What is the typical gain of a preamplifier line stage?

I guess one thing you could do, is to make yourself a list of twenty or forty "typical preamplifiers" sold by reputable high-end audio companies. Then dig through their marketing material to find out what is the line stage gain, and enter that information into a table.

Once you have the data on all of these high end preamplifiers, you can plot it, or make histograms, or calculate mean and standard deviation, or any other gyrations that seem like good ideas to you. And then you'll know what high end manufacturers think is a sensible gain for a preamp line stage. Naturally you can always say, but, but, but, that's JUST THEIR OPINION. It frees you to use whichever preamp line stage gain that YOU like, and to hell with reputable high-end audio companies' opinions.

Hello All,

If we are speaking about high-end audio companies, my favorite is the Benchmark pre-amp / headphone amplifier that sits on my bench. It uses relay switched resistors in the amp's feedback loop.
Only the gain that you need. Nice remote and display.

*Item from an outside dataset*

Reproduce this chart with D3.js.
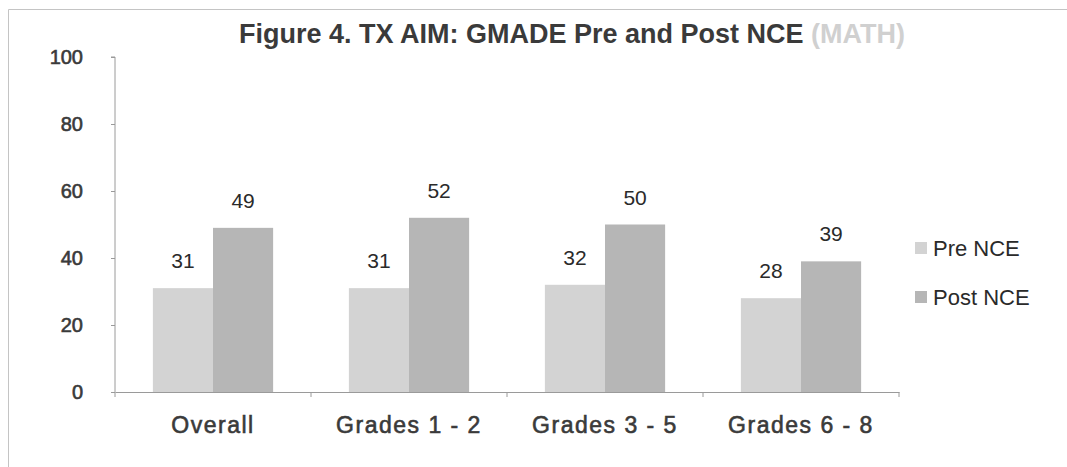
<!DOCTYPE html>
<html>
<head>
<meta charset="utf-8">
<script src="https://cdn.jsdelivr.net/npm/d3@7"></script>
<style>
  html, body { margin: 0; padding: 0; background: #fff; }
  svg { display: block; font-family: "Liberation Sans", Arial, Helvetica, sans-serif; }
</style>
</head>
<body>
<svg id="chart" width="1067" height="467"></svg>
<script>
// Chart data
const categories = ["Overall", "Grades 1 - 2", "Grades 3 - 5", "Grades 6 - 8"];
const seriesNames = ["Pre NCE", "Post NCE"];
const preValues = [31, 31, 32, 28];
const postValues = [49, 52, 50, 39];
const yTicks = [0, 20, 40, 60, 80, 100];
const titleMain = "Figure 4. TX AIM: GMADE Pre and Post NCE ";
const titleSub = "(MATH)";

const colors = { "Pre NCE": "#d3d3d3", "Post NCE": "#b6b6b6" };

const svg = d3.select("#chart");

// outer frame (open to the right and bottom edge)
svg.append("path")
  .attr("d", "M8.5,467 L8.5,9.5 L1067,9.5")
  .attr("fill", "none")
  .attr("stroke", "#c4c4c4")
  .attr("stroke-width", 1);

const plot = { left: 115, right: 899, top: 57, bottom: 392 };

const x0 = d3.scaleBand()
  .domain(categories)
  .range([plot.left, plot.right])
  .paddingInner(0)
  .paddingOuter(0);

// pair of bars in the middle of each category band
const x1 = d3.scaleBand()
  .domain(seriesNames)
  .range([0, x0.bandwidth()])
  .paddingInner(0)
  .paddingOuter(0.63);

const y = d3.scaleLinear().domain([0, 100]).range([plot.bottom, plot.top]);

const rows = categories.map((c, i) => ({
  category: c,
  values: [
    { series: "Pre NCE", value: preValues[i] },
    { series: "Post NCE", value: postValues[i] }
  ]
}));

// bars
const groups = svg.append("g").selectAll("g")
  .data(rows).join("g")
  .attr("transform", d => `translate(${x0(d.category)},0)`);

groups.selectAll("rect")
  .data(d => d.values).join("rect")
  .attr("x", d => x1(d.series))
  .attr("y", d => y(d.value))
  .attr("width", x1.bandwidth())
  .attr("height", d => y(0) - y(d.value))
  .attr("fill", d => colors[d.series]);

// value labels
groups.selectAll("text")
  .data(d => d.values).join("text")
  .attr("x", d => x1(d.series) + x1.bandwidth() / 2)
  .attr("y", d => y(d.value) - 20)
  .attr("text-anchor", "middle")
  .attr("font-size", 21)
  .attr("fill", "#2a2a2a")
  .text(d => d.value);

// y axis
const yAxis = d3.axisLeft(y).tickValues(yTicks).tickSize(4).tickPadding(28);
const gy = svg.append("g").attr("transform", `translate(${plot.left},0)`).call(yAxis);
gy.select(".domain").attr("stroke", "#9a9a9a").attr("d", `M-4,${plot.top}H0V${plot.bottom}`);
gy.selectAll(".tick line").attr("stroke", "#9a9a9a");
gy.selectAll(".tick text")
  .attr("font-size", 20)
  .attr("font-family", "Liberation Sans, Arial, sans-serif")
  .attr("fill", "#3a3a3a")
  .attr("stroke", "#3a3a3a")
  .attr("stroke-width", 0.6);

// x axis
const xAxis = d3.axisBottom(x0).tickSize(0).tickPadding(0);
const gx = svg.append("g").attr("transform", `translate(0,${plot.bottom})`).call(xAxis);
gx.select(".domain").attr("stroke", "#9a9a9a");
gx.selectAll(".tick text")
  .attr("y", 41)
  .attr("dy", 0)
  .attr("font-size", 23)
  .attr("letter-spacing", 1.5)
  .attr("font-family", "Liberation Sans, Arial, sans-serif")
  .attr("fill", "#3a3a3a")
  .attr("stroke", "#3a3a3a")
  .attr("stroke-width", 0.6);
// category boundary tick marks
const bounds = categories.map(c => x0(c)).concat([x0(categories[categories.length - 1]) + x0.bandwidth()]);
gx.selectAll(".bound").data(bounds).join("line")
  .attr("class", "bound")
  .attr("x1", d => d).attr("x2", d => d)
  .attr("y1", 0).attr("y2", 5)
  .attr("stroke", "#9a9a9a");

// title
const title = svg.append("text")
  .attr("x", 572)
  .attr("y", 43)
  .attr("text-anchor", "middle")
  .attr("font-size", 27)
  .attr("font-weight", "bold");
title.append("tspan").attr("fill", "#3a3a3a").text(titleMain);
title.append("tspan").attr("fill", "#d0d0d0").text(titleSub);

// legend
const legend = svg.append("g").attr("transform", "translate(915,0)");
const legendY = [248, 297];
seriesNames.forEach((s, i) => {
  legend.append("rect")
    .attr("x", 0).attr("y", legendY[i] - 6)
    .attr("width", 12).attr("height", 12)
    .attr("fill", colors[s]);
  legend.append("text")
    .attr("x", 18).attr("y", legendY[i] + 8)
    .attr("font-size", 22)
    .attr("fill", "#2a2a2a")
    .text(s);
});
</script>
</body>
</html>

If you are interested in a diy version read Douglas Self's Phono Pre-Amp book.

Thanks DT
 
A 'typical gain' has to be seen in the context of the chain - what comes in (0,7VRMS or mostly >1VRMS?); - what does the power amp do (*4? *10?); - how efficient is the speaker (83 dB or 95dB is quite a difference). And do you rock the boat? (I once made a sub that was able to rock the concrete of the large floor here, 12 m long; I got a nauseating feeling in the stomach; and it was less than 100W even).
All companies have their gain schema with this in mind; many have e.g. the possibility with high/low gain, to cater for other systems.
There is a whole world of power amps needing only 0dB (so just a buffer, e.g. HDAM) to bing a capable speaker to bloom.
With uncertainty, I like the idea of a transformer tapped volume (AVC?)- you can use it at any high max position (=max gain) you want.